- Also known as: Ibo Cooper, Kingsley Michael Cooper
- Born: 14 January 1952 Spaldings, Clarendon, Jamaica
- Died: 12 October 2023 (aged 71) Saint Andrew Parish, Jamaica
- Genres: Reggae
- Occupations: Musician, composer, educator
- Instrument: Keyboards
- Years active: 1968–2023
- Formerly of: Third World, Inner Circle

= Michael Cooper (musician) =

Jamaican musician and educator (1952–2023)

Michael "Ibo" Cooper OD (14 January 1952 – 12 October 2023) was an accomplished classically trained Jamaican musician and musical educator. He was member of the pop-band Inner Circle and founding member of the reggae band Third World. Third World was originally formed in 1973 by keyboardist Cooper and guitarist/cellist Steven "Cat" Coore.
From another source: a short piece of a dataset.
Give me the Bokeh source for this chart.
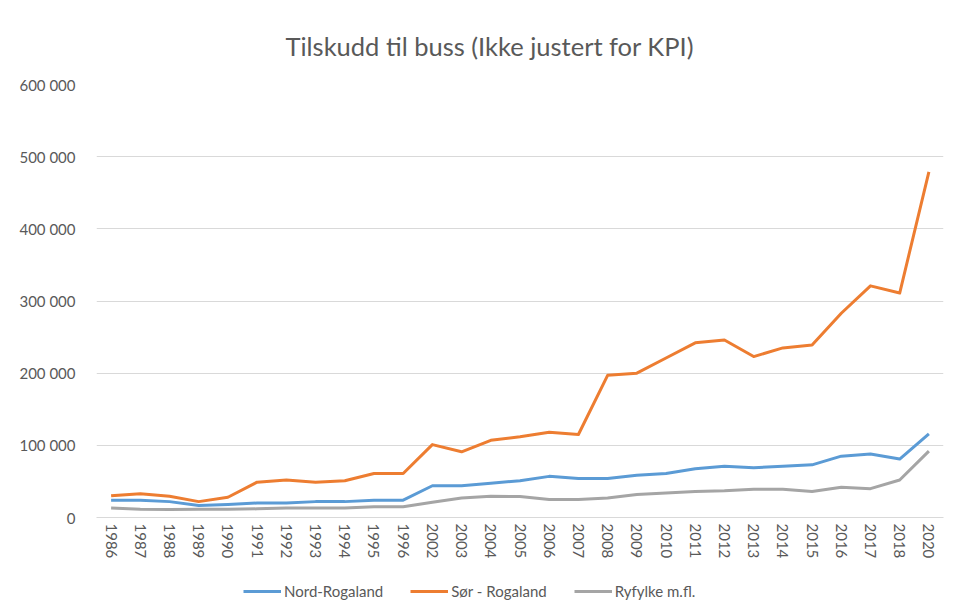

Both had received formal training at different music schools run by their aunt and mother respectively in Jamaica, and both had played around the Kingston reggae scene before joining the original lineup of Inner Circle around 1968, when they left to form their own band in 1973. They took Inner Circle's drummer Carl Barovier and lead singer Milton "Prilly" Hamilton. Colin Leslie was recruited from outside to be the bassist but was quickly replaced by Richard 'Richie' Daley. Barovier was replaced soon after by Cornell Marshall and later that year, the group made its live debut that year at a stage show at the Carib Theatre during Jamaica's Independence celebration. They played around the Kingston club scene and made a name for themselves as one of the few fully self-contained bands around. He also appeared with reggae artist Burning Spear.

In later years, he taught full-time as head of the Caribbean, Latin American and jazz department (Popular Music Studies) at the Edna Manley College of the Visual and Performing Arts in Kingston, Jamaica.

Cooper was appointed Officer of the Order of Distinction (OD) in 2005.

Cooper died from cancer on 12 October 2023, at the age of 71.